[What this task involves] Leave out every picture, then transcribe the rest of the listing exactly.

**** Data section

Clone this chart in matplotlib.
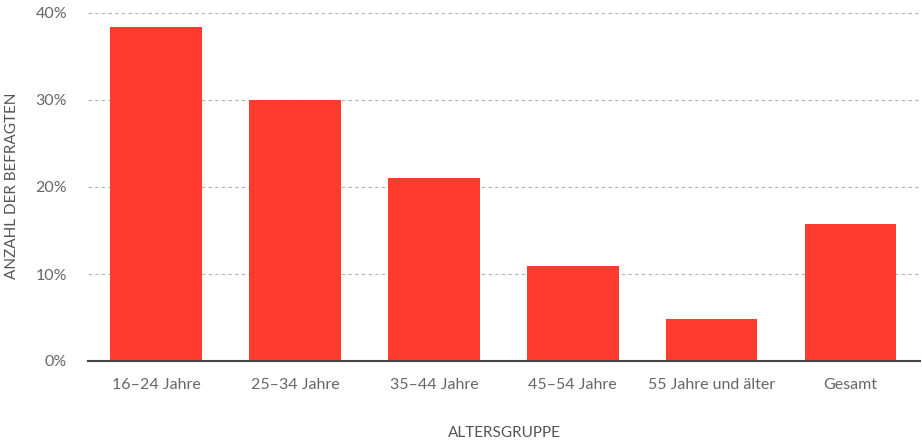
import matplotlib.pyplot as plt
from matplotlib.ticker import PercentFormatter

plt.rcParams['font.family'] = ['Lato', 'DejaVu Sans']

# age groups and share of respondents (%)
groups = ['16–24 Jahre', '25–34 Jahre', '35–44 Jahre', '45–54 Jahre',
          '55 Jahre und älter', 'Gesamt']
share = [38.4, 30.0, 21.0, 10.9, 4.8, 15.7]

fig = plt.figure(figsize=(9.22, 4.42), dpi=100)
ax = fig.add_axes([88 / 922, 1 - 361 / 442, 832 / 922, 348 / 442])

ax.bar(range(len(groups)), share, width=0.66, color='#ff3b2f', zorder=2)

ax.set_xlim(-0.49, len(groups) - 0.5)
ax.set_ylim(0, 40)
ax.set_yticks([0, 10, 20, 30, 40])
ax.yaxis.set_major_formatter(PercentFormatter(decimals=0))
ax.set_xticks(range(len(groups)))
ax.set_xticklabels(groups)

ax.grid(axis='y', linestyle=(0, (3, 3)), color='#b0b0b0', linewidth=0.8, zorder=0)
for s in ['top', 'right', 'left']:
    ax.spines[s].set_visible(False)
ax.spines['bottom'].set_color('#444444')
ax.spines['bottom'].set_linewidth(1.5)
ax.spines['bottom'].set_zorder(3)

ax.tick_params(axis='both', length=0, labelsize=11.5, colors='#666666')
ax.tick_params(axis='y', pad=15)
ax.tick_params(axis='x', pad=12)

fig.text(12 / 922, 1 - 186 / 442, 'ANZAHL DER BEFRAGTEN', rotation=90,
         ha='center', va='center', fontsize=11, color='#555555')
fig.text(504 / 922, 1 - 433 / 442, 'ALTERSGRUPPE', ha='center', va='center',
         fontsize=11, color='#555555')

fig.savefig('out.png', dpi=100)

********

[Response below]
Clone this chart in matplotlib.
import matplotlib.pyplot as plt
from matplotlib.ticker import PercentFormatter

plt.rcParams['font.family'] = ['Lato', 'DejaVu Sans']

# age groups and share of respondents (%)
groups = ['16–24 Jahre', '25–34 Jahre', '35–44 Jahre', '45–54 Jahre',
          '55 Jahre und älter', 'Gesamt']
share = [38.4, 30.0, 21.0, 10.9, 4.8, 15.7]

fig = plt.figure(figsize=(9.22, 4.42), dpi=100)
ax = fig.add_axes([88 / 922, 1 - 361 / 442, 832 / 922, 348 / 442])

ax.bar(range(len(groups)), share, width=0.66, color='#ff3b2f', zorder=2)

ax.set_xlim(-0.49, len(groups) - 0.5)
ax.set_ylim(0, 40)
ax.set_yticks([0, 10, 20, 30, 40])
ax.yaxis.set_major_formatter(PercentFormatter(decimals=0))
ax.set_xticks(range(len(groups)))
ax.set_xticklabels(groups)

ax.grid(axis='y', linestyle=(0, (3, 3)), color='#b0b0b0', linewidth=0.8, zorder=0)
for s in ['top', 'right', 'left']:
    ax.spines[s].set_visible(False)
ax.spines['bottom'].set_color('#444444')
ax.spines['bottom'].set_linewidth(1.5)
ax.spines['bottom'].set_zorder(3)

ax.tick_params(axis='both', length=0, labelsize=11.5, colors='#666666')
ax.tick_params(axis='y', pad=15)
ax.tick_params(axis='x', pad=12)

fig.text(12 / 922, 1 - 186 / 442, 'ANZAHL DER BEFRAGTEN', rotation=90,
         ha='center', va='center', fontsize=11, color='#555555')
fig.text(504 / 922, 1 - 433 / 442, 'ALTERSGRUPPE', ha='center', va='center',
         fontsize=11, color='#555555')

fig.savefig('out.png', dpi=100)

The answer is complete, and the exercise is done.